This is my vacuum cleaner.

mieles5210 Miele S5210.

It’s a Miele S5210. It’s a very, very good vacuum cleaner. Well, it was until the point that it broke! Actually I was somewhat responsible for that. For a little while now I have been restoring a car (OK, almost 6 years but I am nearly done – www.asciimaton.co.nz/pics). After weeks of filling and sanding of filler I finally sent it off to the panel beaters to be painted. This left me with a garage full of sanding dust. I swept up what I could the used the vacuum to clean up the rest. Unfortunately your average house vacuum isn’t really designed to handle lots of very, very fine filler dust. I ended up clogging it up and the motor stopped running smoothly and instead started stuttering. I needed to take the vacuum cleaner apart to clean it and remove all the dust so it would run properly again. What follows is the procedure I used to take the vacuum cleaner apart. I imagine the process is probably similar to other Miele vacuum cleaner models.

I was inspired to do this page after I found the following page online for a different Miele model (a Miele s300): http://www.sannerud.com/house/miele.html

You don’t need many tools to take the vacuum cleaner apart. Just a Torx T20 driver and a small flat screwdriver to push on the plastic clips that holds the parts together. All the screws used to hold it together are the same. The Torx bit shown here is actually a tamper proof Torx bit with a hole in the middle but it works fine on the screws. Click on any of the pictures for a larger view.

torx20 Torx screw and T20 Torx driver bit.

First unplug the vacuum cleaner and remove the bag and all the filters. The small silver honeycomb filter just clips in place. Remove this so you can then remove the lid.

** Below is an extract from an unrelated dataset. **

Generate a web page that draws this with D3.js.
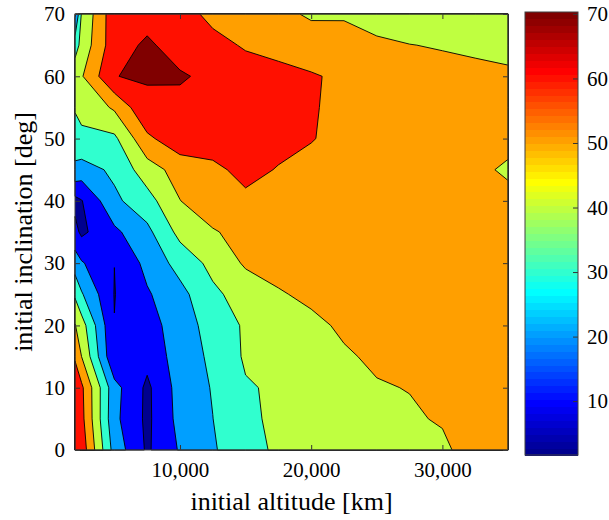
<!DOCTYPE html>
<html>
<head>
<meta charset="utf-8">
<script src="https://cdn.jsdelivr.net/npm/d3@7"></script>
<style>
  body { margin: 0; background: #fff; }
  text { font-family: "Liberation Serif", "Times New Roman", serif; }
</style>
</head>
<body>
<svg id="chart" width="609" height="520"></svg>
<script>
// grid of the contour plot: altitude columns, inclination rows
const altitudes = [2000, 2500, 5000, 7500, 10000, 12500, 15000, 17500, 20000, 22500, 25000, 27500, 30000, 32500, 35000];
const inclinations = [0, 5, 10, 15, 20, 25, 30, 35, 40, 45, 50, 55, 60, 65, 70];

// one list per inclination row
const inc0  = [67, 66, 26, 8.5, 21, 29.5, 33, 43.2, 44.2, 45.2, 46.1, 47, 48, 54.8, 55];
const inc5  = [65, 63, 22.5, 7.9, 23.2, 29.9, 38.5, 41.5, 43.5, 45.5, 47.2, 48.8, 50.9, 52.5, 52.5];
const inc10 = [63, 62, 23.4, 8, 24, 30.6, 39.1, 41.4, 43.7, 46, 49.3, 50.3, 52, 52.5, 52];
const inc15 = [59.5, 50, 11, 13, 24.8, 31.9, 41.3, 43.8, 46.4, 48.9, 51.5, 52.5, 53, 53, 52.5];
const inc20 = [50.5, 44.5, 10.2, 16, 24.9, 34.1, 41.3, 44.5, 47.8, 51.5, 53, 53.5, 53.5, 53, 52.5];
const inc25 = [38.5, 31, 9.7, 18.9, 26.9, 38, 44.2, 49.1, 52, 53.5, 54, 54, 53.5, 53, 52.5];
const inc30 = [25, 21, 10.05, 22.9, 33.7, 42.8, 51.3, 53.5, 54.5, 55, 55, 54.5, 54, 53.5, 53];
const inc35 = [13, 8, 17.9, 27.5, 43, 49, 53.9, 55.5, 56, 55.5, 55, 54.5, 53.5, 53, 52.5];
const inc40 = [7, 9.5, 28, 36, 49.8, 57, 58, 57.5, 56.5, 55.5, 55, 54, 53, 52.5, 51.9];
const inc45 = [28, 25.7, 32, 45.5, 54, 57.8, 62.8, 59.45, 57, 56, 55, 54, 53, 51.5, 49];
const inc50 = [35, 38.5, 38, 58, 66.4, 65, 64, 63, 60.5, 57, 56, 55, 54, 53, 52];
const inc55 = [41, 42, 51.5, 68.5, 67.4, 65.5, 64, 63, 61, 57, 56, 55, 54, 53, 52.5];
const inc60 = [47, 49.1, 69.9, 70.6, 71, 67.9, 64.5, 62.8, 60.65, 58.7, 57, 55, 53.2, 52.1, 51.4];
const inc65 = [35, 43.3, 66, 71.5, 66, 63, 59, 57, 56, 54, 52.5, 50.2, 49.3, 48.5, 47.5];
const inc70 = [18, 41, 66.5, 66.5, 64, 57.4, 55, 53, 48.4, 48.9, 44, 44, 43, 42, 41];

const levels = [10, 20, 30, 40, 50, 60, 70];
const colorLimits = [1.65, 70.3];
const xTickValues = [10000, 20000, 30000];
const yTickValues = [0, 10, 20, 30, 40, 50, 60, 70];
const cbarTickValues = [10, 20, 30, 40, 50, 60, 70];

const rows = [inc0, inc5, inc10, inc15, inc20, inc25, inc30, inc35, inc40, inc45, inc50, inc55, inc60, inc65, inc70];

// matlab jet(64), i = 1..64
function jet(i) {
  const u = k => k < 1 ? 0 : k <= 16 ? k / 16 : k <= 31 ? 1 : k <= 47 ? (48 - k) / 16 : 0;
  return d3.rgb(u(i - 24) * 255, u(i - 8) * 255, u(i + 8) * 255).formatHex();
}
function colorOf(v) {
  let i = Math.floor((v - colorLimits[0]) / (colorLimits[1] - colorLimits[0]) * 64) + 1;
  return jet(Math.max(1, Math.min(64, i)));
}

const svg = d3.select('#chart');
const plotLeft = 75, plotRight = 508, plotTop = 14, plotBottom = 450;

const x = d3.scaleLinear().domain([2000, 35000]).range([plotLeft, plotRight]);
const y = d3.scaleLinear().domain([0, 70]).range([plotBottom, plotTop]);

// lowest band
svg.append('rect')
  .attr('x', plotLeft).attr('y', plotTop)
  .attr('width', plotRight - plotLeft).attr('height', plotBottom - plotTop)
  .attr('fill', colorOf(colorLimits[0]));

// contour index space -> data (grid samples sit at i + 0.5)
function toData(arr, s) {
  s = Math.max(0, Math.min(arr.length - 1, s - 0.5));
  const i = Math.min(Math.floor(s), arr.length - 2);
  return arr[i] + (arr[i + 1] - arr[i]) * (s - i);
}
const proj = d3.geoTransform({
  point: function(px, py) {
    this.stream.point(x(toData(altitudes, px)), y(toData(inclinations, py)));
  }
});
const path = d3.geoPath(proj);

const contours = d3.contours()
  .size([altitudes.length, inclinations.length])
  .thresholds(levels)(rows.flat());

svg.append('g')
  .selectAll('path')
  .data(contours)
  .join('path')
  .attr('d', path)
  .attr('fill', d => colorOf(d.value))
  .attr('fill-rule', 'evenodd')
  .attr('stroke', '#000')
  .attr('stroke-width', 0.9)
  .attr('stroke-linejoin', 'round');

// axes
function styleAxis(g) {
  g.select('.domain').remove();
  g.attr('font-family', '"Liberation Serif", serif').attr('font-size', 21).attr('color', '#000');
  g.selectAll('.tick line').attr('stroke', '#333');
}

svg.append('g')
  .attr('transform', `translate(${plotLeft},0)`)
  .call(d3.axisLeft(y).tickValues(yTickValues).tickSize(-5).tickSizeOuter(0).tickPadding(10))
  .call(styleAxis);

svg.append('g')
  .attr('transform', `translate(${plotRight},0)`)
  .call(d3.axisRight(y).tickValues(yTickValues).tickSize(-5).tickSizeOuter(0).tickFormat(''))
  .call(styleAxis);

svg.append('g')
  .attr('transform', `translate(0,${plotBottom})`)
  .call(d3.axisBottom(x).tickValues(xTickValues).tickSize(-5).tickSizeOuter(0).tickPadding(12).tickFormat(d3.format(',')))
  .call(styleAxis);

svg.append('g')
  .attr('transform', `translate(0,${plotTop})`)
  .call(d3.axisTop(x).tickValues(xTickValues).tickSize(-5).tickSizeOuter(0).tickFormat(''))
  .call(styleAxis);

svg.append('rect')
  .attr('x', plotLeft).attr('y', plotTop)
  .attr('width', plotRight - plotLeft).attr('height', plotBottom - plotTop)
  .attr('fill', 'none').attr('stroke', '#404040').attr('stroke-width', 1);

// titles
svg.append('text')
  .attr('x', (plotLeft + plotRight) / 2).attr('y', 510)
  .attr('text-anchor', 'middle')
  .attr('font-size', 26)
  .text('initial altitude [km]');

svg.append('text')
  .attr('transform', `translate(32,${(plotTop + plotBottom) / 2}) rotate(-90)`)
  .attr('text-anchor', 'middle')
  .attr('font-size', 26)
  .text('initial inclination [deg]');

// colorbar
const cbLeft = 525, cbRight = 578, cbTop = 12, cbBottom = 455;
const cb = d3.scaleLinear().domain(colorLimits).range([cbBottom, cbTop]);
const step = (colorLimits[1] - colorLimits[0]) / 64;

svg.append('g')
  .selectAll('rect')
  .data(d3.range(64))
  .join('rect')
  .attr('x', cbLeft)
  .attr('width', cbRight - cbLeft)
  .attr('y', i => cb(colorLimits[0] + (i + 1) * step))
  .attr('height', i => cb(colorLimits[0] + i * step) - cb(colorLimits[0] + (i + 1) * step) + 0.5)
  .attr('fill', i => jet(i + 1))
  .attr('shape-rendering', 'crispEdges');

svg.append('g')
  .attr('transform', `translate(${cbRight},0)`)
  .call(d3.axisRight(cb).tickValues(cbarTickValues).tickSize(-5).tickSizeOuter(0).tickPadding(9))
  .call(styleAxis);

svg.append('rect')
  .attr('x', cbLeft).attr('y', cbTop)
  .attr('width', cbRight - cbLeft).attr('height', cbBottom - cbTop)
  .attr('fill', 'none').attr('stroke', '#404040').attr('stroke-width', 1);
</script>
</body>
</html>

removinglid The clips holding the lid on.

The lid just slides onto the hinges and two small square clips hold it in place as shown above. Depress the small squares and then slide the lid off the hinges.

honeycombfilter Large honeycomb filter.

The large honeycomb filter is also just clipped in place. Carefully push back the two clips shown circled above and the filter should come out.

rearplastic Rear plastic piece.

The plastic piece at the rear between the two buttons is also just held in place by clips. Brute force will remove this. Just yank it upwards and it will pop loose.

speedselector1 Removing the speed selector.

With the rear cover removed you should see two screws holding the speed selector part in place. Remove these.

speedselector2 Clips holding speed selector in place.

With the two screws removed the speed selector can be removed by pushing in the small clips that hold the front of it in place and lifting it off. This piece just contains the knob that controls the speed. The knob has a stalk that sticks down underneath it that fits into a selector switch on the electronics board.

topcover Top cover screws.

The top cover is held in place with four screws shown, two at the front and two down deep holes in front of each button. Undo these then the top cover should lift off.

electronicsboard1 Top cover removed.

electronicsboard2 Electronics board plug.

With the top cover removed you can see the electronics board. It’s pretty simple really and doesn’t have much on it. The board should be free to pull off now. The only thing holding it in place is the connector shown above. Simply unplug this connector and the board will lift off.

motorcover Inner cover.

With the electronics board removed you should be able to see the screws holding the inner cover in place. There are three at the back and one in the centre as shown above. Remove all these screws.

coverclips Clips holding inner cover.

As well as the four screws there is a clip either side of the cover on the sides of the vacuum. You can simply pop these apart by hand then the inner cover should lift off. There is a small rubber hose that goes between the cover and the cord retractor mechanism which you also need to disconnect from the cover (it will probably just fall off anyway).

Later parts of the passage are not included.